● SHORT EXERCISE:
Leave out the images and repeat the listing below without a single change.

● RAW DATA:
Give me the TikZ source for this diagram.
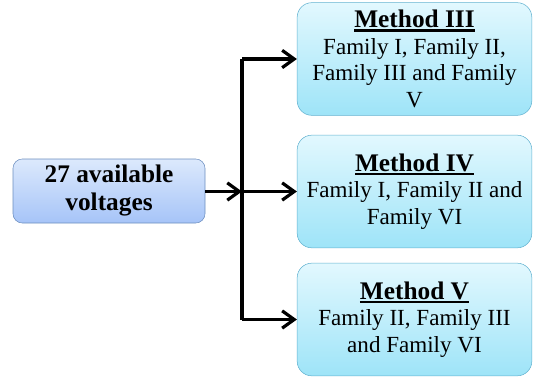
\documentclass[tikz,border=0pt]{standalone}
\usepackage{fontspec}
\setmainfont{Liberation Serif}
\usepackage{tikz}
\usetikzlibrary{calc, positioning, arrows.meta}
\definecolor{srctop}{RGB}{220,233,252}
\definecolor{srcbot}{RGB}{166,196,248}
\definecolor{srcline}{RGB}{108,142,191}
\definecolor{mtdtop}{RGB}{226,248,254}
\definecolor{mtdbot}{RGB}{158,228,248}
\definecolor{mtdline}{RGB}{98,178,208}
\tikzstyle{src}=[draw=srcline, rounded corners=7pt, top color=srctop, bottom color=srcbot, minimum width=144pt, minimum height=48pt, align=center, font=\fontsize{19}{21}\selectfont\bfseries, inner sep=0pt]
\tikzstyle{mtd}=[draw=mtdline, rounded corners=11pt, top color=mtdtop, bottom color=mtdbot, minimum width=176pt, minimum height=84.5pt, align=center, font=\fontsize{17.3}{20}\selectfont, inner sep=0pt]
\tikzstyle{wire}=[line width=2.4pt]
\tikzset{>={Straight Barb[length=9pt, width=13pt]}}
\newcommand{\hd}[1]{{\fontsize{19}{22}\selectfont\bfseries\setbox0\hbox{#1}\rlap{\rule[-3pt]{\wd0}{1.6pt}}\box0}}

\begin{document}
\begin{tikzpicture}[x=0.75pt, y=-0.75pt]
\useasboundingbox (0,0) rectangle (533,379);
\node[src] (v) at (109,191) {27 available\\voltages};
\node[mtd] (m3) at (414.5,59) {\hd{Method III}\\Family I, Family II,\\Family III and Family\\V};
\node[mtd] (m4) at (414.5,191.5) {\hd{Method IV}\\Family I, Family II and\\Family VI};
\node[mtd] (m5) at (414.5,319.5) {\hd{Method V}\\Family II, Family III\\and Family VI};
\coordinate (j3) at (242,59);
\coordinate (j4) at (242,191.5);
\coordinate (j5) at (242,319.5);
\draw[wire] (j3) -- (j5);
\draw[wire, ->] (v.east |- j4) -- (j4);
\draw[wire, ->] (j3) -- (m3);
\draw[wire, ->] (j4) -- (m4);
\draw[wire, ->] (j5) -- (m5);
\end{tikzpicture}
\end{document}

● EXERCISE SOLUTION:
Give me the TikZ source for this diagram.
\documentclass[tikz,border=0pt]{standalone}
\usepackage{fontspec}
\setmainfont{Liberation Serif}
\usepackage{tikz}
\usetikzlibrary{calc, positioning, arrows.meta}
\definecolor{srctop}{RGB}{220,233,252}
\definecolor{srcbot}{RGB}{166,196,248}
\definecolor{srcline}{RGB}{108,142,191}
\definecolor{mtdtop}{RGB}{226,248,254}
\definecolor{mtdbot}{RGB}{158,228,248}
\definecolor{mtdline}{RGB}{98,178,208}
\tikzstyle{src}=[draw=srcline, rounded corners=7pt, top color=srctop, bottom color=srcbot, minimum width=144pt, minimum height=48pt, align=center, font=\fontsize{19}{21}\selectfont\bfseries, inner sep=0pt]
\tikzstyle{mtd}=[draw=mtdline, rounded corners=11pt, top color=mtdtop, bottom color=mtdbot, minimum width=176pt, minimum height=84.5pt, align=center, font=\fontsize{17.3}{20}\selectfont, inner sep=0pt]
\tikzstyle{wire}=[line width=2.4pt]
\tikzset{>={Straight Barb[length=9pt, width=13pt]}}
\newcommand{\hd}[1]{{\fontsize{19}{22}\selectfont\bfseries\setbox0\hbox{#1}\rlap{\rule[-3pt]{\wd0}{1.6pt}}\box0}}

\begin{document}
\begin{tikzpicture}[x=0.75pt, y=-0.75pt]
\useasboundingbox (0,0) rectangle (533,379);
\node[src] (v) at (109,191) {27 available\\voltages};
\node[mtd] (m3) at (414.5,59) {\hd{Method III}\\Family I, Family II,\\Family III and Family\\V};
\node[mtd] (m4) at (414.5,191.5) {\hd{Method IV}\\Family I, Family II and\\Family VI};
\node[mtd] (m5) at (414.5,319.5) {\hd{Method V}\\Family II, Family III\\and Family VI};
\coordinate (j3) at (242,59);
\coordinate (j4) at (242,191.5);
\coordinate (j5) at (242,319.5);
\draw[wire] (j3) -- (j5);
\draw[wire, ->] (v.east |- j4) -- (j4);
\draw[wire, ->] (j3) -- (m3);
\draw[wire, ->] (j4) -- (m4);
\draw[wire, ->] (j5) -- (m5);
\end{tikzpicture}
\end{document}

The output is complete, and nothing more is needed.